Amministrative 2021, Fdi e la campagna da incubo di Meloni. Crosetto: “Qualcosa va cambiato”

di Emanuele Lauria

ROMA – “Comunque vada, io credo che dopo questi ballottaggi Giorgia dovrà cambiare qualcosa…”. In fondo a una campagna elettorale da incubo, che ha visto Fdi in fuga dagli spettri del neofascismo, Guido Crosetto si sente di dare un parere all’amica Meloni, di cui è consigliere per definizione “moderato”. “Bisogna sgomberare il tavolo dagli elementi di continuità col passato che possono essere pretesto per nuovi attacchi”, soffia l’ex parlamentare al telefono: la conversazione avviene subito dopo il no della Comunità ebraica alla visita al Ghetto da parte di alcuni parlamentari di Fratelli d’Italia, tra cui la stessa leader. “Io non so cosa si possa fare, non spetta neppure a me dirlo, ma non possiamo restare così nel mirino…”: ed è un’esigenza, quella espressa da Crosetto, avvertita dalla stessa presidente, pur nella condivisione della tesi di una “campagna d’odio senza precedenti” che sarebbe stata orchestrata dalla sinistra nei confronti del vascello sovranista. “Ciò che ha passato questa donna negli ultimi 30 giorni non l’augurerei al mio peggior nemico”, premette Crosetto.

Poi, però, ci sono i ragionamenti politici. E, al di là delle discusse considerazioni sulla “strategia della tensione” orchestrata dal governo per accusare i partiti di Destra delle violenze dei No Pass, Giorgia Meloni sa di dover fare ancora un passo avanti per potere davvero aspirare a essere capo di una credibile forza di governo e dunque autorevole candidata al ruolo di premier.

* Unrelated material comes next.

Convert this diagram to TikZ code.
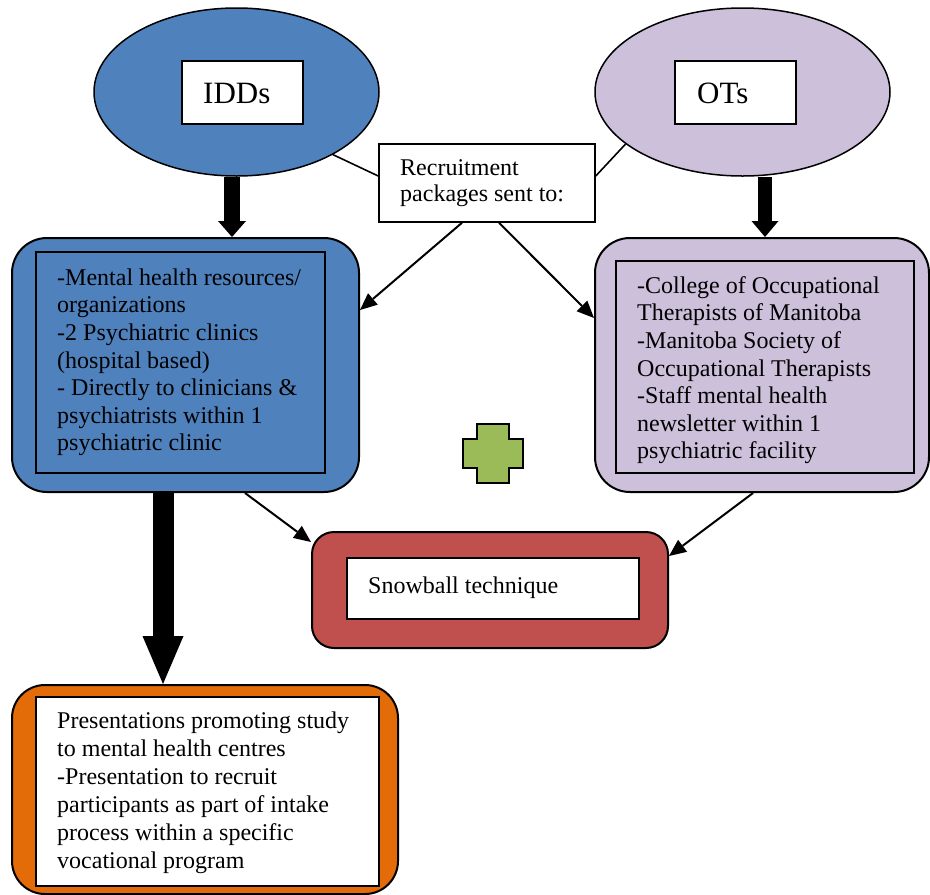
\documentclass[tikz,border=0pt]{standalone}
\usepackage{fontspec}
\setmainfont{Liberation Serif}
\usetikzlibrary{shapes.geometric,arrows.meta,calc}
\definecolor{iddblue}{HTML}{4F81BD}
\definecolor{otlav}{HTML}{CCC0DA}
\definecolor{snowred}{HTML}{C0504D}
\definecolor{presorange}{HTML}{E36C09}
\definecolor{crossgreen}{HTML}{9BBB59}
\tikzset{
  oval/.style={ellipse, draw=black, line width=1.5pt, inner sep=0pt},
  labelbox/.style={rectangle, draw=black, line width=1.5pt, fill=white, inner sep=0pt},
  roundbox/.style={rectangle, rounded corners=#1, draw=black, line width=2pt, inner sep=0pt},
  innerbox/.style={rectangle, draw=black, line width=2pt, inner sep=0pt},
  bodytext/.style={inner sep=0pt, anchor=north west, align=left, font=\fontsize{24}{27.6}\selectfont},
  bigtext/.style={inner sep=0pt, anchor=base west, font=\fontsize{31}{36}\selectfont},
  thinarrow/.style={line width=2pt, -{Triangle[length=17pt,width=15pt,line width=0pt]}},
  thinline/.style={line width=1.6pt},
}
\begin{document}
\begin{tikzpicture}[x=1pt,y=-1pt]
\useasboundingbox (0,0) rectangle (930,895);

% ellipses
\node[oval, fill=iddblue, minimum width=285, minimum height=168] (idd) at (236.5,92) {};
\node[oval, fill=otlav, minimum width=295, minimum height=168] (ot) at (742.5,92) {};
\node[labelbox, minimum width=121, minimum height=63] (iddlbl) at (242.5,92.5) {};
\node[labelbox, minimum width=121, minimum height=63] (otlbl) at (735.5,92.5) {};
\node[bigtext] (iddtxt) at (203,103) {IDDs};
\node[bigtext] (ottxt) at (697,103) {OTs};

% recruitment box
\node[labelbox, minimum width=216, minimum height=78] (rec) at (487,183) {};
\node[bodytext, font=\fontsize{24}{26.7}\selectfont] (rectxt) at (400,156.3) {\strut Recruitment\\packages sent to:};

% big rounded boxes
\node[roundbox=35pt, fill=iddblue, minimum width=347, minimum height=254] (iddbox) at (185.5,365) {};
\node[innerbox, minimum width=289, minimum height=221] (iddin) at (180.5,362.5) {};
\node[bodytext] (iddbody) at (57,265.7) {\strut -Mental health resources/\\organizations\\-2 Psychiatric clinics\\(hospital based)\\- Directly to clinicians \&\\psychiatrists within 1\\psychiatric clinic};

\node[roundbox=35pt, fill=otlav, minimum width=334, minimum height=254] (otbox) at (762,365) {};
\node[innerbox, minimum width=298, minimum height=212] (otin) at (765,367) {};
\node[bodytext] (otbody) at (637,273.7) {\strut -College of Occupational\\Therapists of Manitoba\\-Manitoba Society of\\Occupational Therapists\\-Staff mental health\\newsletter within 1\\psychiatric facility};

% snowball
\node[roundbox=22pt, fill=snowred, minimum width=356, minimum height=116] (snow) at (490,590) {};
\node[innerbox, fill=white, minimum width=292, minimum height=61] (snowin) at (493,588.5) {};
\node[inner sep=0pt, anchor=base west, font=\fontsize{24}{27.6}\selectfont] (snowtxt) at (368,593) {Snowball technique};

% presentations
\node[roundbox=33pt, fill=presorange, minimum width=386, minimum height=209] (pres) at (205,789.5) {};
\node[innerbox, fill=white, minimum width=343, minimum height=189] (presin) at (207.5,791.5) {};
\node[bodytext, font=\fontsize{24}{28}\selectfont] (prestxt) at (57,708.7) {\strut Presentations promoting study\\to mental health centres\\-Presentation to recruit\\participants as part of intake\\process within a specific\\vocational program};

% green cross
\filldraw[fill=crossgreen, draw=black, line width=1.5pt]
  (477,424) -- (509,424) -- (509,439) -- (523,439) -- (523,468) -- (509,468)
  -- (509,483) -- (477,483) -- (477,468) -- (463,468) -- (463,439) -- (477,439) -- cycle;

% callout lines
\draw[thinline] (idd.-33.3) -- ([yshift=7pt]rec.west);
\draw[thinline] ([yshift=7pt]rec.east) -- (ot.204.6);

% thin arrows
\draw[thinarrow] ([xshift=-25pt]rec.south) -- ([yshift=55pt]iddbox.east);
\draw[thinarrow] ([xshift=12pt]rec.south) -- ([yshift=47pt]otbox.west);
\draw[thinarrow] ([xshift=59.5pt]iddbox.south) -- ([yshift=48pt]snow.west);
\draw[thinarrow] ([xshift=-9pt]otbox.south) -- ([yshift=34pt]snow.east);

% thick arrows
\draw[line width=16pt, -{Triangle[length=16pt,width=28pt,line width=0pt]}]
  ([xshift=-4.5pt]idd.south) -- ([xshift=-4.5pt]idd.south |- iddbox.north);
\draw[line width=14pt, -{Triangle[length=16pt,width=27pt,line width=0pt]}]
  ([xshift=3pt]otbox.north |- ot.south) -- ([xshift=3pt]otbox.north);
\draw[line width=21pt, -{Triangle[length=48pt,width=41pt,line width=0pt]}]
  ([xshift=-22.5pt]iddbox.south) -- ([xshift=-22.5pt]iddbox.south |- pres.north);
\end{tikzpicture}
\end{document}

Serve una cesura più netta con gli estremismi del presente e con radici che ancora occheggiano, ad esempio, nel simbolo (la Fiamma). Ecco perché, proprio alla vigilia dell’appuntamento elettorale, sabato la leader di Fdi è tornata con parole forti a sottolineare la “follia nazifascista” che ha causato il rastrellamento del Ghetto: l’aveva già fatto due volte, nei giorni precedenti.

Non è ancora la condanna tout-court del fascismo che molti osservatori le chiedono ma è pur sempre un tentativo di saltare un argine, che probabilmente si vedrà più nitidamente quando – dopo le elezioni – una delegazione di Fdi riuscirà a fare l’omaggio alle vittime del Ghetto che venerdì è saltato. Il problema è che difficilmente Meloni potrà spingersi fino all’abiura (“il fascismo come parte del male assoluto”) che Gianfranco Fini pronunciò a Gerusalemme nel 2003, con la kippah sul capo. E altrettanto difficilmente potrà rinunciare a un armamentario nostalgico che – volente o nolente – fa parte del suo bagaglio elettorale. Sarà arduo liberarsi da quella che un altro parlamentare di Fdi chiama la “dorata prigione di Giorgia”: porta voti, toglie presentabilità.